Florida’s fight to keep children 14 and under off social media gets backing from 27 states

Florida’s fight to keep children 14 and under off social media gets backing from 27 states


Pointing to a “significant interest in protecting children and youth from social media’s harms,” 27 states last week backed Florida in an appeals court battle about a law aimed at keeping kids off certain social media platforms.

Attorneys general from the states, including Republicans and Democrats, filed a friend-of-the-court brief at the 11th U.S. Circuit Court of Appeals as Florida seeks to overturn a district judge’s ruling that blocked the law on First Amendment grounds.

“Excessive social media use has led to an alarming spike in adverse mental health outcomes among teenagers,” the brief, authored by Utah Solicitor General Stanford Purser, said. “And it increases youth susceptibility to depression, anxiety, self-harm and suicide.”

The law (HB 3), which was one of the biggest issues of the 2024 legislative session, seeks to prevent children under age 16 from opening social media accounts on certain platforms, though it would allow parents to give consent for 14- and 15-year-olds to have accounts. Children under 14 could not open accounts.

First Amendment concerns over new restrictions

U.S. District Judge Mark Walker in June issued a preliminary injunction sought by the tech-industry groups NetChoice and the Computer & Communications Industry Association, whose members include companies such as Google, Meta Platforms and Snap Inc., the operator of Snapchat. The groups filed the lawsuit in October.

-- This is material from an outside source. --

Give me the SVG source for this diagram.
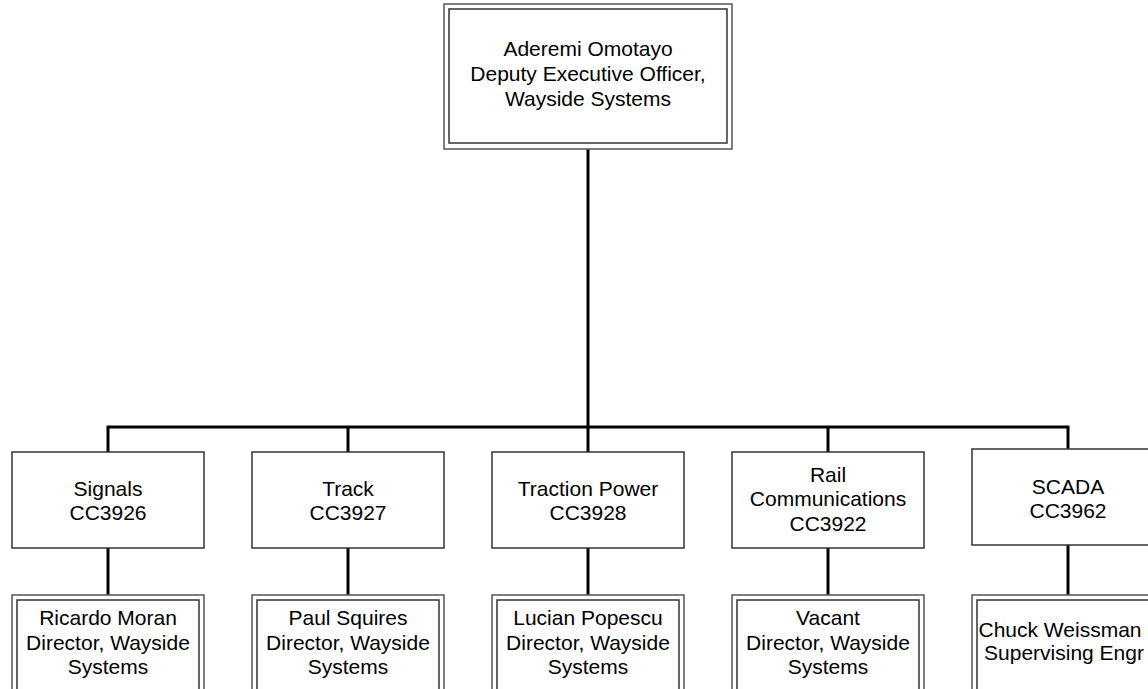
<svg xmlns="http://www.w3.org/2000/svg" width="1148" height="689" viewBox="0 0 1148 689">
<style>
.bg{fill:#fff}
.box{fill:#fff;stroke:#333;stroke-width:1.5}
.outer{fill:#fff;stroke:#555;stroke-width:1.5}
.inner{fill:none;stroke:#333;stroke-width:1.5}
.t{font-family:"Liberation Sans",Arial,sans-serif;font-size:21px;fill:#000;text-anchor:middle}
.c{fill:none;stroke:#000;stroke-width:3}
</style>
<rect class="bg" x="0" y="0" width="1148" height="689"/>
<g id="connectors">
<path class="c" d="M588 149V427"/>
<path class="c" d="M108 452V427H1068V450"/>
<path class="c" d="M348 427V452M588 427V452M828 427V452"/>
<path class="c" d="M108 548V595M348 548V595M588 548V595M828 548V595M1068 545V595"/>
</g>
<g id="n-omotayo">
<rect class="outer" x="444" y="4" width="288" height="145"/>
<rect class="inner" x="449" y="9" width="278" height="134"/>
<text class="t" x="588" y="56">Aderemi Omotayo</text>
<text class="t" x="588" y="81">Deputy Executive Officer,</text>
<text class="t" x="588" y="106">Wayside Systems</text>
</g>
<g id="n-signals">
<rect class="box" x="12" y="452" width="192" height="96"/>
<text class="t" x="108" y="496">Signals</text>
<text class="t" x="108" y="520">CC3926</text>
</g>
<g id="n-track">
<rect class="box" x="252" y="452" width="192" height="96"/>
<text class="t" x="348" y="496">Track</text>
<text class="t" x="348" y="520">CC3927</text>
</g>
<g id="n-traction">
<rect class="box" x="492" y="452" width="192" height="96"/>
<text class="t" x="588" y="496">Traction Power</text>
<text class="t" x="588" y="520">CC3928</text>
</g>
<g id="n-railcomm">
<rect class="box" x="732" y="452" width="192" height="96"/>
<text class="t" x="828" y="482">Rail</text>
<text class="t" x="828" y="506">Communications</text>
<text class="t" x="828" y="531">CC3922</text>
</g>
<g id="n-scada">
<rect class="box" x="972" y="449" width="192" height="96"/>
<text class="t" x="1068" y="494">SCADA</text>
<text class="t" x="1068" y="518">CC3962</text>
</g>
<g id="n-moran">
<rect class="outer" x="12" y="595" width="192" height="110"/>
<rect class="inner" x="17" y="600" width="182" height="100"/>
<text class="t" x="108" y="625">Ricardo Moran</text>
<text class="t" x="108" y="650">Director, Wayside</text>
<text class="t" x="108" y="674">Systems</text>
</g>
<g id="n-squires">
<rect class="outer" x="252" y="595" width="192" height="110"/>
<rect class="inner" x="257" y="600" width="182" height="100"/>
<text class="t" x="348" y="625">Paul Squires</text>
<text class="t" x="348" y="650">Director, Wayside</text>
<text class="t" x="348" y="674">Systems</text>
</g>
<g id="n-popescu">
<rect class="outer" x="492" y="595" width="192" height="110"/>
<rect class="inner" x="497" y="600" width="182" height="100"/>
<text class="t" x="588" y="625">Lucian Popescu</text>
<text class="t" x="588" y="650">Director, Wayside</text>
<text class="t" x="588" y="674">Systems</text>
</g>
<g id="n-vacant">
<rect class="outer" x="732" y="595" width="192" height="110"/>
<rect class="inner" x="737" y="600" width="182" height="100"/>
<text class="t" x="828" y="625">Vacant</text>
<text class="t" x="828" y="650">Director, Wayside</text>
<text class="t" x="828" y="674">Systems</text>
</g>
<g id="n-weissman">
<rect class="outer" x="972" y="595" width="192" height="110"/>
<rect class="inner" x="977" y="600" width="182" height="100"/>
<text class="t" x="1060" y="637">Chuck Weissman</text>
<text class="t" x="1064" y="660">Supervising Engr</text>
</g>
</svg>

Walker ruled the law likely violates First Amendment rights and cited the role of parents in policing social media use. The Tallahassee-based judge concluded that the law was not “narrowly tailored” to meet First Amendment legal tests.

“Although this court today finds that Florida’s challenged law is likely unconstitutional, it does not doubt that parents and legislators in the state have sincere concerns about the effects that social media use may have on youth, nor does it render parents or the state powerless to address those concerns,” Walker wrote in the June 3 ruling. “For example, this order leaves in place new provisions of Florida law that require covered social media platforms to terminate any account held by a youth under 16 in the state upon the request of a parent or guardian. Instead, like other district courts around the country, this court simply recognizes that the First Amendment places stringent requirements on the state to avoid substantially burdening speech unless the state can show that doing so is necessary to achieve its significant interests.”

Florida quickly appealed Walker’s ruling to the Atlanta-based appeals court. The brief filed last week by the other states disputed Walker’s conclusion that the law did not meet First Amendment tests.

“HB 3 is narrowly tailored to Florida’s significant interest in protecting minors from the harms of compulsive social media use,” the brief said. “The district court’s injunction undermines Florida’s authority to protect minors from social media’s harms. The (appeals) court should reverse it.”

Parents role in policing social media

The brief also pushed back against the idea that parents can adequately monitor children’s social media use.

“Parental controls have already proven insufficient to stem the tide of harm kids are suffering,” the brief said. “And, besides, kids inevitably find workarounds.”

Several states have passed laws in recent years related to social media use by children, spurring a series of legal fights.

Florida’s law does not directly identify which platforms would be affected by the regulations. But it includes a definition of such platforms, with criteria related to such things as algorithms, “addictive features” and livestreaming. Walker’s decision said, for example, that it would apply to YouTube, which is owned by Google, and Snapchat.

The appeals court has not scheduled a hearing in the case. Florida also requested a stay of Walker’s injunction while the appeal plays out, but the appeals court has not ruled on that issue.

The states that signed on to the brief were Alabama, Alaska, Arkansas, Delaware, Georgia, Idaho, Indiana, Iowa, Louisiana, Maryland, Michigan, Missouri, Montana, Nebraska, New Mexico, North Dakota, Ohio, Oklahoma, Oregon, South Carolina, South Dakota, Texas, Utah, Vermont, Virginia, West Virginia and Wyoming. Also, the District of Columbia signed on.